As far as ghost stories go on the island, the Presbyterian Church, or more specifically, its graveyard, is home to one of the most popular haunts around.

This is the story of Julia Legare.

Back in the mid-1800s, Julia Legare was visiting family on the island. She became ill and slipped into a coma. Her family anxiously awaited the day she would wake up, but that day never came. The family physician declared the young girl dead.

The child was lovingly dressed for her funeral where loved ones would pay her one last goodbye… or so they thought.

In those days, long before the deceased were treated with embalming fluids to preserve the body before burial, the ceremonial activities surrounding death were conducted at a rapid pace in order to avoid the inevitable decomposition. Poor Julia was buried on the same day of her death after loved ones had a chance to pay their respects.

Her little body was taken from the church and interred in the family’s mausoleum. After she was placed inside the crypt, the marble door was closed, and securely locked, providing a sense of finality to the tragic death of the child.

Julia’s family went on with their lives as best as they could after suffering the loss of a child so young and in time the pain of her death was replaced with happy memories from her life.

After 15 years had gone by, another death in the family required the mausoleum to be opened. It was then that the family realized what a tragic error they had made.

Julia’s remains, which had so long ago been entombed, were crumpled at the foot of the mausoleum’s door. She had been buried alive.

It is thought that her respiratory and heart rates had dropped so precariously low that they were undetectable by the family’s physician and so he declared her dead. When she was interred that fateful day, she was merely in a coma, and not dead. This led to the horrible realization that she had woken up in her own tomb next to the entombed remains of long-dead family members where she was unable to escape and had to wait for her actual death to come and free her of the terror she had woken up to.

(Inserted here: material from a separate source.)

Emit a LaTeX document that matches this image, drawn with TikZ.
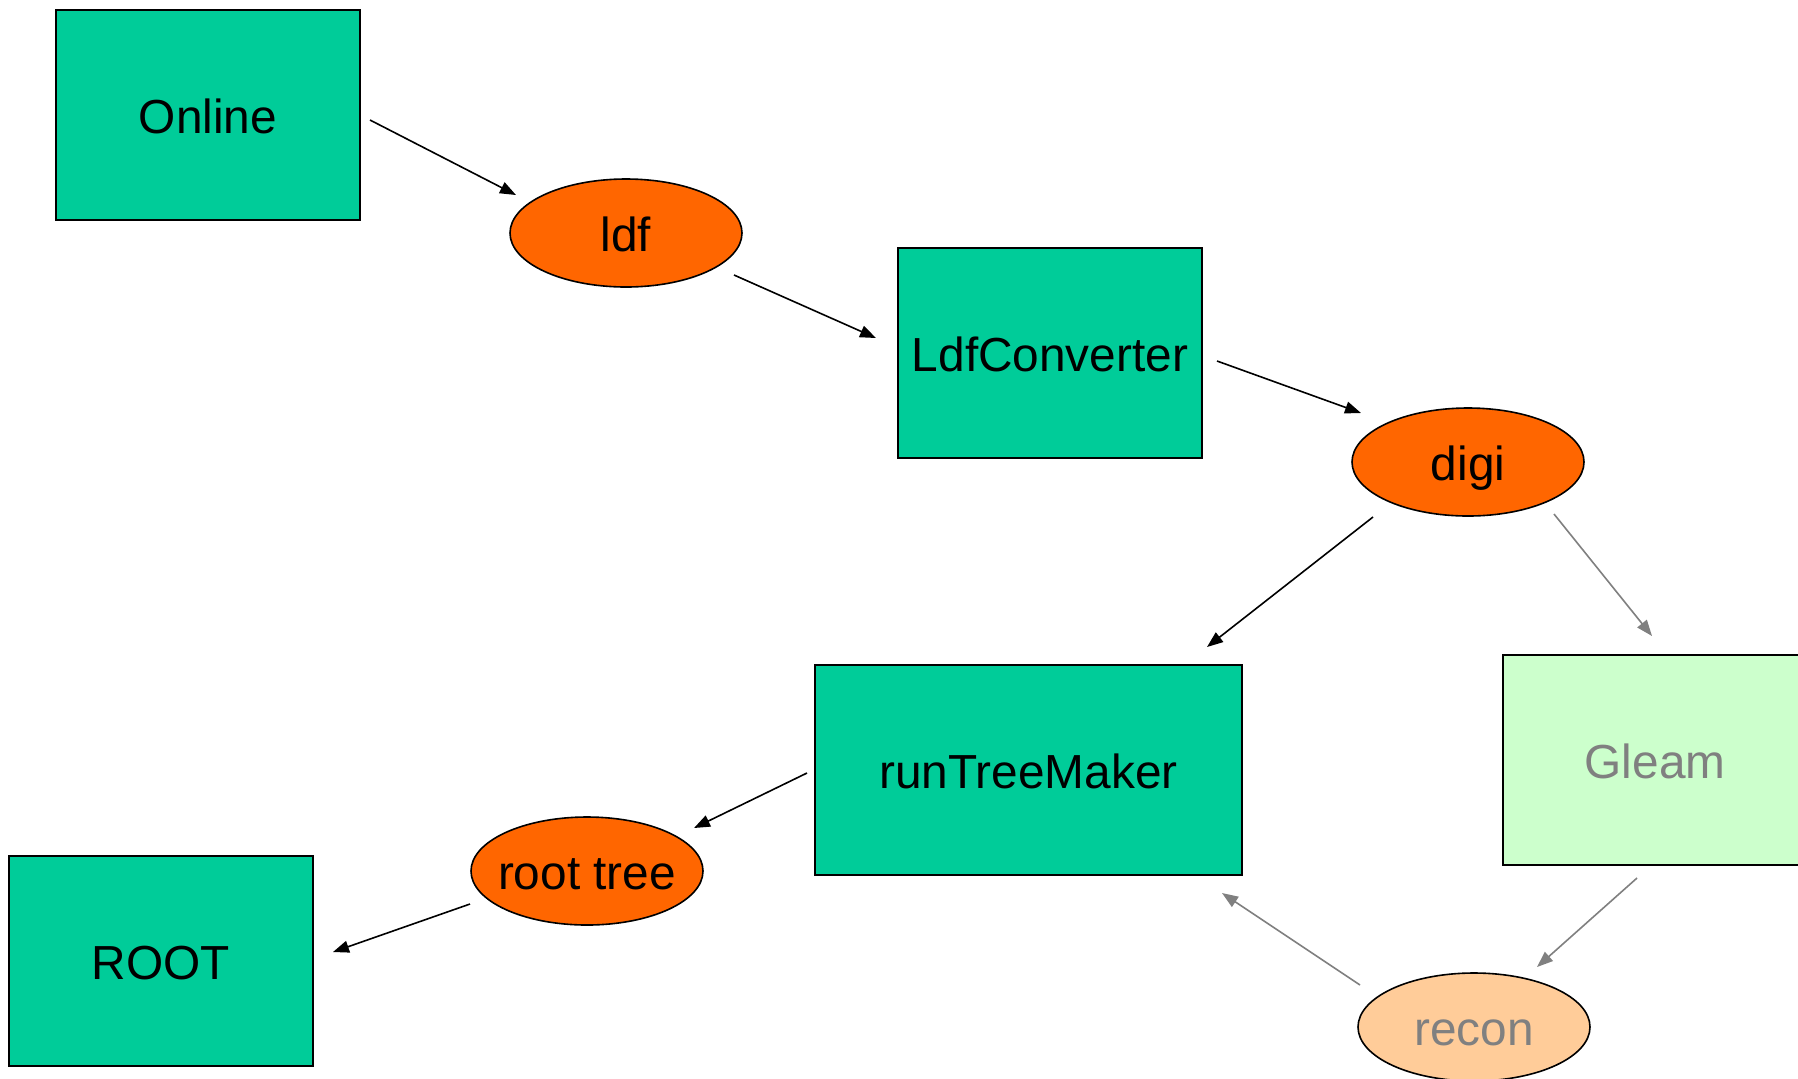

The girl’s remains were entombed once again, as were those of the relative whose death led to the grim discovery, and the door was securely closed once again.

Still reeling from the horrible discovery at the mausoleum, the girl’s family members visited cemetery to pay their respects. When they did, its door was open.

Thinking that the open door had to have been the result of being improperly secured at the recent funeral, they shut the door again, and walked away.

A few weeks later, a clergyman at the church saw that the door was open and ordered it to be closed. This happened again and again and again throughout the decades. Chains and unbreakable locks were used to keep it sealed tight, but they would always break and the door would open. As little as 50 years ago a door was put on that could only be removed by industrial heavy machinery and that door was also opened (little Julia must have been particularly mad at that door because it was not only open but completely unhinged from the mausoleum).

That’s when everyone gave up trying to close the door. To this day, the original

door is nothing more than broken marble that sits in the grassy doorway to the tomb.

Now that there is no door to the J.B. Legare mausoleum, it is thought that Julia’s spirit can rest. But there are still some who say that she guards the mausoleum just to make sure that nobody dare get the notion to put a door back on the very building that killed her all those years ago.

Visitors head out to the church every year just to walk over to the cemetery and take a look at the mausoleum and walk inside. Some report feeling an essence around them and others claim to have captured images on their cameras that cannot be explained. As for what Julia thinks of it, well, it seems as though she is just fine with people visiting the tomb – just don’t even think about shutting the door.